Panzirer, 43, was a former police officer and emergency medical technician when he learned his grandmother had died and named him as a trustee of her foundation. Suddenly, he became one of three leading deciders in an effort to spend many millions on programs ranging from environmental conservation to aiding vulnerable children in Sub-Saharan Africa. Other Helmsley grant efforts include helping Israel, improving life in New York City and funding research into Type 1 Diabetes and Crohn’s Disease. Additionally, Panzirer has made it a mission of the trust to improve access and quality of rural health care.

“It should not matter where a person chooses to call home, the health care should be equal in a rural setting or an urban setting, and your access to health care should be equal,” Panzirer said. “I feel that in the past rural America has been marginalized, and this is really leveling the field and taking care of people where they are.”

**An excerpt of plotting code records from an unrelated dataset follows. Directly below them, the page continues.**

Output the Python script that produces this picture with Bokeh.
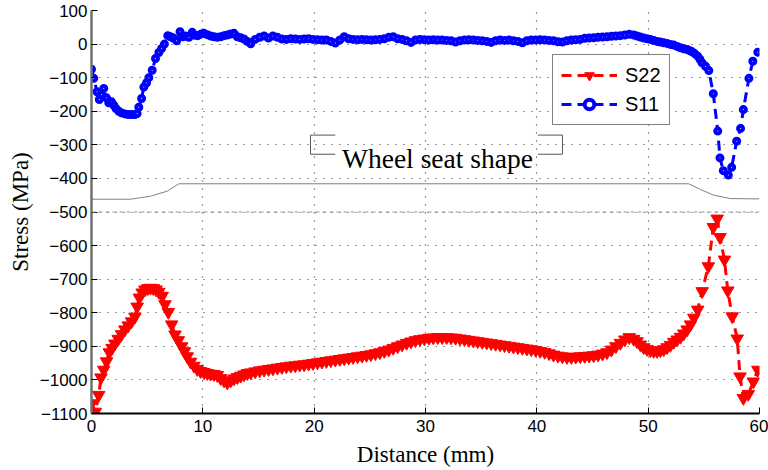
from bokeh.plotting import figure
from bokeh.models import FixedTicker, Legend, LegendItem, Label, Span
from bokeh.embed import file_html
from bokeh.resources import INLINE

# ---- data ----
s22_x = [0.0, 0.35, 0.65, 0.85, 1.1, 1.35, 1.6, 1.85, 2.1, 2.4, 2.7, 3.0, 3.3, 3.6, 3.9,
         4.1, 4.3, 4.55, 4.8, 5.05, 5.3, 5.55, 5.8, 6.05, 6.35, 6.6, 6.9, 7.2, 7.5, 7.8,
         8.1, 8.35, 8.6, 8.9, 9.2, 9.5, 9.8, 10.1, 10.4, 10.7, 11.0, 11.3, 11.6, 11.9,
         12.2, 12.5, 12.8, 13.1, 13.4, 13.7, 14.0, 14.3, 14.7, 15.1, 15.5, 15.9, 16.3,
         16.7, 17.1, 17.5, 17.9, 18.3, 18.7, 19.1, 19.5, 19.9, 20.3, 20.7, 21.1, 21.5,
         21.9, 22.3, 22.7, 23.1, 23.5, 23.9, 24.3, 24.7, 25.1, 25.5, 25.9, 26.3, 26.7,
         27.1, 27.5, 27.9, 28.3, 28.7, 29.1, 29.5, 29.9, 30.3, 30.7, 31.1, 31.5, 31.9,
         32.3, 32.7, 33.1, 33.5, 33.9, 34.3, 34.7, 35.1, 35.5, 35.9, 36.3, 36.7, 37.1,
         37.5, 37.9, 38.3, 38.7, 39.1, 39.5, 39.9, 40.3, 40.7, 41.1, 41.5, 41.9, 42.3,
         42.7, 43.1, 43.5, 43.9, 44.3, 44.7, 45.1, 45.5, 45.9, 46.3, 46.7, 47.1, 47.5,
         47.9, 48.3, 48.7, 49.0, 49.3, 49.6, 49.9, 50.2, 50.5, 50.8, 51.1, 51.4, 51.7,
         52.0, 52.3, 52.6, 52.9, 53.2, 53.5, 53.8, 54.1, 54.45, 54.85, 55.4, 55.85, 56.2,
         56.45, 56.85, 57.15, 57.55, 58.0, 58.25, 58.55, 59.0, 59.45, 59.85]
s22_y = [-1070, -1095, -1045, -993, -970, -945, -918, -905, -892, -878, -864, -850, -838, -826, -812,
         -782, -755, -740, -731, -727, -726, -727, -731, -738, -750, -775, -798, -835, -865, -882,
         -900, -915, -930, -946, -958, -968, -974, -977, -980, -982, -983, -986, -995, -1002,
         -1008, -1002, -996, -992, -988, -984, -980, -978, -975, -972, -970, -968, -966,
         -964, -962, -960, -958, -957, -955, -954, -952, -950, -948, -946, -944, -942,
         -940, -938, -936, -934, -932, -930, -928, -926, -924, -921, -918, -914, -910,
         -905, -900, -895, -890, -886, -882, -879, -877, -875, -874, -873, -873, -873,
         -874, -875, -877, -879, -881, -883, -885, -887, -889, -891, -893, -895, -897,
         -899, -901, -903, -905, -907, -909, -911, -914, -917, -921, -925, -928, -930,
         -932, -932, -931, -930, -929, -928, -927, -925, -922, -918, -910, -900, -890,
         -880, -873, -878, -885, -895, -903, -908, -912, -914, -914, -912, -909, -903,
         -896, -887, -880, -872, -862, -850, -835, -815, -791, -736, -662, -545, -520,
         -575, -642, -734, -811, -877, -990, -1054, -1042, -1005, -970]

s11_x = [0.0, 0.2, 0.5, 0.7, 0.9, 1.1, 1.35, 1.55, 1.8, 2.0, 2.2, 2.45, 2.7, 3.0, 3.3,
         3.6, 3.9, 4.1, 4.25, 4.5, 4.7, 4.95, 5.15, 5.45, 5.75, 6.05, 6.3, 6.55, 6.85,
         7.1, 7.35, 7.65, 7.95, 8.2, 8.45, 8.75, 9.05, 9.3, 9.55, 9.85, 10.1, 10.4, 10.7,
         11.0, 11.3, 11.6, 11.9, 12.2, 12.5, 12.8, 13.1, 13.4, 13.7, 14.0, 14.3, 14.7,
         15.1, 15.5, 15.9, 16.3, 16.7, 17.1, 17.5, 17.9, 18.3, 18.7, 19.1, 19.5, 19.9,
         20.3, 20.7, 21.1, 21.5, 21.9, 22.3, 22.7, 23.1, 23.5, 23.9, 24.3, 24.7, 25.1,
         25.5, 25.9, 26.3, 26.7, 27.1, 27.5, 27.9, 28.3, 28.7, 29.1, 29.5, 29.9, 30.3,
         30.7, 31.1, 31.5, 31.9, 32.3, 32.7, 33.1, 33.5, 33.9, 34.3, 34.7, 35.1, 35.5,
         35.9, 36.3, 36.7, 37.1, 37.5, 37.9, 38.3, 38.7, 39.1, 39.5, 39.9, 40.3, 40.7,
         41.1, 41.5, 41.9, 42.3, 42.7, 43.1, 43.5, 43.9, 44.3, 44.7, 45.1, 45.5, 45.9,
         46.3, 46.7, 47.1, 47.5, 47.9, 48.3, 48.7, 49.0, 49.3, 49.6, 49.9, 50.2, 50.5,
         50.8, 51.1, 51.4, 51.7, 52.0, 52.3, 52.6, 52.9, 53.2, 53.5, 53.75, 53.95, 54.2,
         54.45, 54.65, 54.85, 55.15, 55.45, 55.85, 56.25, 56.45, 56.75, 57.2, 57.5,
         57.95, 58.3, 58.55, 59.05, 59.4, 59.85]
s11_y = [-75, -102, -142, -165, -150, -132, -160, -175, -172, -182, -192, -200, -205, -208, -210,
         -210, -210, -207, -188, -162, -128, -115, -100, -78, -43, -25, -13, 0, 25,
         22, 18, 10, 37, 22, 24, 20, 35, 26, 25, 30, 32, 28, 24,
         22, 20, 22, 25, 27, 30, 32, 22, 19, 15, 8, 1, 14,
         20, 24, 18, 24, 20, 15, 14, 16, 15, 14, 15, 16, 14,
         13, 12, 12, 8, 3, 12, 22, 16, 14, 13, 14, 13, 12,
         13, 14, 16, 20, 22, 16, 14, 10, 5, 12, 14, 13, 12,
         13, 12, 12, 11, 10, 6, 10, 12, 13, 12, 11, 10, 8,
         5, 10, 12, 11, 12, 10, 8, 4, 10, 12, 12, 13, 12,
         11, 10, 7, 6, 10, 12, 13, 14, 17, 18, 19, 20, 21,
         22, 23, 24, 25, 27, 29, 27, 24, 21, 18, 16, 14, 11,
         8, 6, 4, 2, -1, -3, -7, -11, -14, -16, -20, -23, -29,
         -36, -45, -56, -66, -79, -148, -259, -339, -377, -390, -367,
         -289, -251, -195, -102, -51, -24]

seat_x = [0.0, 3.5, 5.3, 6.8, 7.85, 53.65, 54.7, 55.9, 57.4, 60.0]
seat_y = [-462, -462, -453, -438, -416, -416, -433, -450, -460, -461]

x_ticks = [0, 10, 20, 30, 40, 50, 60]
y_ticks = [100, 0, -100, -200, -300, -400, -500, -600, -700, -800, -900, -1000, -1100]

# ---- figure ----
p = figure(width=768, height=470, x_range=(0, 60), y_range=(-1100, 100),
           output_backend="svg", toolbar_location=None,
           min_border_left=91, min_border_right=9, min_border_top=10, min_border_bottom=57)
p.outline_line_color = None
p.background_fill_color = "white"

for g in (p.xgrid, p.ygrid):
    g.grid_line_color = "#333333"
    g.grid_line_dash = "1 7"
    g.grid_line_width = 1.2

p.xaxis.ticker = FixedTicker(ticks=x_ticks)
p.yaxis.ticker = FixedTicker(ticks=y_ticks)
for ax in (p.xaxis[0], p.yaxis[0]):
    ax.major_tick_in = 6
    ax.major_tick_out = 0
    ax.minor_tick_in = 0
    ax.minor_tick_out = 0
    ax.major_label_text_font = "Liberation Sans"
    ax.major_label_text_font_size = "17px"
    ax.major_label_text_color = "black"
    ax.axis_label_text_font = "Liberation Serif"
    ax.axis_label_text_font_size = "23px"
    ax.axis_label_text_font_style = "normal"
    ax.axis_label_text_color = "black"
    ax.major_tick_line_color = "black"

p.xaxis.axis_label = "Distance (mm)"
p.yaxis.axis_label = "Stress (MPa)"
p.xaxis.axis_line_color = "black"
p.xaxis.axis_line_width = 2
p.yaxis.axis_line_color = "#707070"
p.yaxis.axis_line_width = 2.5
p.xaxis.major_label_standoff = 6
p.xaxis.axis_label_standoff = 7
p.yaxis.major_label_standoff = 4
p.yaxis.axis_label_standoff = 4

# dashed separator and wheel seat shape
p.add_layout(Span(location=-500, dimension="width", line_color="#9a9a9a",
                  line_dash="4 3", line_width=1))
p.line(seat_x, seat_y, line_color="#808080", line_width=1)
p.multi_line(xs=[[21.9, 19.67, 19.67, 21.9], [40.1, 42.3, 42.3, 40.1]],
             ys=[[-271, -271, -328, -328], [-271, -271, -328, -328]],
             line_color="#555555", line_width=1)
p.add_layout(Label(x=22.5, y=-340, text="Wheel seat shape", text_font="Liberation Serif",
                   text_font_size="27.5px", text_baseline="alphabetic", text_color="black"))

# series
r22l = p.line(s22_x, s22_y, line_color="#ff0000", line_width=3, line_dash="10 6")
r22m = p.scatter(s22_x, s22_y, marker="inverted_triangle", size=12.5,
                 fill_color="#ff0000", line_color="#ff0000")
r11l = p.line(s11_x, s11_y, line_color="#0000ff", line_width=3, line_dash="10 6")
r11m = p.scatter(s11_x, s11_y, marker="circle", size=5, fill_color="white",
                 line_color="#0000ff", line_width=4)

legend = Legend(items=[LegendItem(label="S22", renderers=[r22l, r22m]),
                       LegendItem(label="S11", renderers=[r11l, r11m])],
                location=(461, 288), orientation="vertical")
legend.label_text_font = "Liberation Sans"
legend.label_text_font_size = "20px"
legend.label_text_color = "black"
legend.border_line_color = "black"
legend.border_line_width = 1
legend.background_fill_alpha = 1
legend.padding = 8
legend.spacing = 5
legend.margin = 0
legend.glyph_width = 56
legend.glyph_height = 24
legend.label_height = 24
legend.label_standoff = 8
p.add_layout(legend)

open("out.html", "w").write(file_html(p, INLINE))
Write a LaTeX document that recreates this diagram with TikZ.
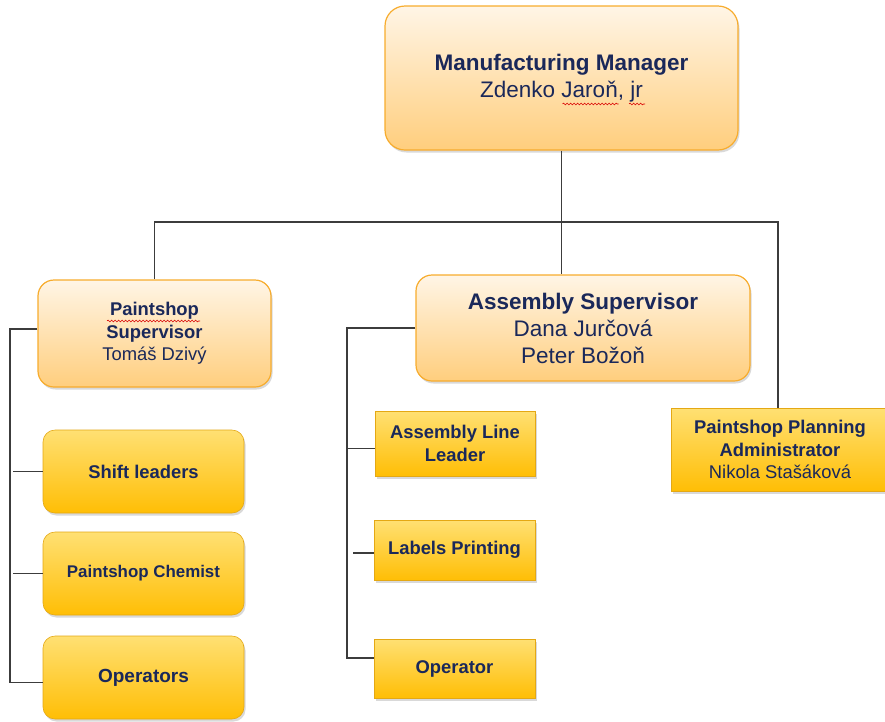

Beyond eCare, Helmsley grants in South Dakota have funded development of cancer care centers, expanded offerings of robotic surgery and paid for trucks that simulate real-world challenges faced by emergency medical responders to deepen their skills. The trust also dramatically expanded rural access to digital mammograms by purchasing about 50 machines that provide sharper images to aid in breast cancer diagnosis. The digital machines provide easier sharing of images and can reduce the use of radiation and need for mastectomies. The trust is also working with Avera to expand the use of telemedicine to increase behavioral health offerings in remote areas.

In November, Panzirer went to India to witness the first use of remote robotic heart surgery. He watched as a doctor with a joystick directed a robot in a hospital 20 miles away to send a catheter into a patient’s beating heart. With great precision, the doctor and robotics worked together to perform an angioplasty to break up a blockage and insert a stent to ensure future blood flow.

The trust gave the Mayo Clinic in Minnesota $3.3 million to study the process for possible implementation in rural America.

Panzirer said the trust will work with any hospital ownership group or individual hospital to improve health care processes or delivery methods. In South Dakota, the trust has provided grants to several providers, including Avera, Sanford and Regional health systems. The trust also aided the state in ways unrelated to health care. In 2018, the trust gave $1.8 million to Custer State Park to aid in aerial mapping, tree thinning and stream rehabilitation following a bad wildfire in the park the year before.

Panzirer said having the ability to impact lives in rural America and elsewhere is a big responsibility but also a great joy.

“To me, this isn’t work,” he said. “It’s amazing, like a dream every day.”